CoalJockey wrote: ↑Sun. Jun. 17, 2018 9:37 am
I will try not to hijack the thread here but it was already going this direction.
The ELD law has just begun to force the older, more experienced drivers into retirement that otherwise would have continued to drive for a few more years. I don’t know if it is so much a shortage of trucks... the truck is now perched out along the road 35 miles from the terminal for another X number of hours waiting on the reset when the 40 year veteran driver previously would have “punched it on through”.
In the past year I have seen a resurgence of old Pete, KW and IH cab-overs sailing up and down the road again with manual controlled engines. Some of these you can tell are fresh out of the fence row but the owners are updating and restoring them to be very reliable machines again.
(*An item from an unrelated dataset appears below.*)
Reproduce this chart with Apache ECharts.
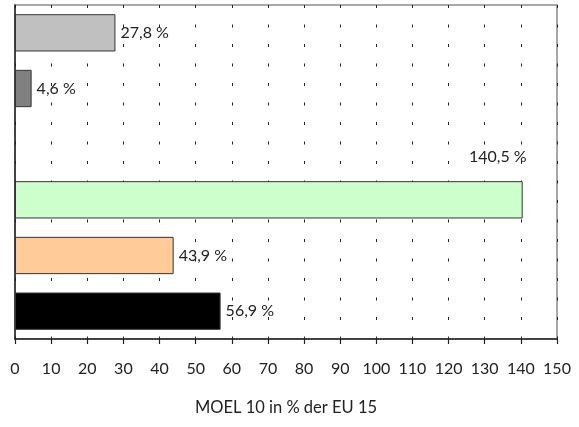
<!DOCTYPE html>
<html>
<head>
<meta charset="utf-8">
<script src="https://cdn.jsdelivr.net/npm/echarts@6/dist/echarts.min.js"></script>
<style>
  html, body { margin: 0; padding: 0; background: #fff; }
  #chart { width: 579px; height: 427px; }
</style>
</head>
<body>
<div id="chart"></div>
<script>
// Category slots from top to bottom; the third slot is left empty.
const categories = ['1', '2', '3', '4', '5', '6'];
const values = [27.8, 4.6, null, 140.5, 43.9, 56.9];
const barColors = ['#c0c0c0', '#808080', '#ffffff', '#ccffcc', '#ffcc99', '#000000'];
const xTicks = [0, 150, 10];
const axisTitle = 'MOEL 10 in % der EU 15';

const FONT = 'Lato, "Liberation Sans", sans-serif';
const fmt = v => v.toFixed(1).replace('.', ',') + ' %';

const data = values.map((v, i) => {
  if (v === null) return '-';
  const item = { value: v, itemStyle: { color: barColors[i] } };
  if (v > 130) {
    // the widest bar carries its label above its right end
    item.label = { position: ['100%', -24], align: 'right', verticalAlign: 'middle', offset: [4, 0] };
  }
  return item;
});

const chart = echarts.init(document.getElementById('chart'), null, { renderer: 'canvas' });
chart.setOption({
  animation: false,
  backgroundColor: '#ffffff',
  grid: {
    left: 15, right: 22, top: 5, bottom: 88,
    show: true, borderColor: '#8c8c8c', borderWidth: 1.5, backgroundColor: 'transparent'
  },
  xAxis: {
    type: 'value',
    min: xTicks[0], max: xTicks[1], interval: xTicks[2],
    name: axisTitle,
    nameLocation: 'middle',
    nameGap: 60,
    nameTextStyle: { fontFamily: FONT, fontSize: 16.5, color: '#222', letterSpacing: 0.4 },
    axisLine: { show: true, lineStyle: { color: '#222', width: 1.5 } },
    axisTick: { show: true, length: 5, inside: false, lineStyle: { color: '#222', width: 1.2 } },
    axisLabel: { margin: 22, fontFamily: FONT, fontSize: 16, color: '#222' },
    splitLine: {
      show: true,
      lineStyle: { color: '#222', width: 1, type: [3, 16.5], dashOffset: 0 }
    }
  },
  yAxis: {
    type: 'category',
    data: categories,
    inverse: true,
    axisLine: { show: true, lineStyle: { color: '#222', width: 1.5 } },
    axisTick: { show: false },
    axisLabel: { show: false },
    splitLine: { show: false }
  },
  series: [{
    type: 'bar',
    data: data,
    barCategoryGap: '33%',
    itemStyle: { borderColor: '#333', borderWidth: 1 },
    label: {
      show: true,
      position: 'right',
      distance: 5,
      fontFamily: FONT,
      fontSize: 16,
      color: '#222',
      formatter: p => fmt(p.value)
    }
  }]
});
</script>
</body>
</html>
One old Transtar was hauling steel and as I passed him I flipped to 19 and said “Wow, buddy that sure is a nice looking old 4070!” He replied to me in a smokey old cigarette voice and I knew instantly he had been on the road for many years.
“You can shove your ELDs up your @$$!” he says.
HB you will soon have many more of these older trucks to look at up on 87. These are the guys that are still going to “make it happen” while everyone else is camped out some place along the road out of hours and the terminal down the road has 10 empty docks waiting for trucks.
Whatever.
There are deff more trucks older than 2000 out there now, but also a lot are running the glider kits with just a engine older than 2000.
As far as driving time, everyone is just using personal conveyance now to get to their next stop.
Don’t worry coaljockey, truckers might be whining like 2 year olds, but they are still managing just fine, and it is actually harder now to find false logs now with these ELDS and AOBRDS.
It’s all unfair and “whatever” until some trucker kills your family because he fell asleep at the wheel and put his truck through your family sedan.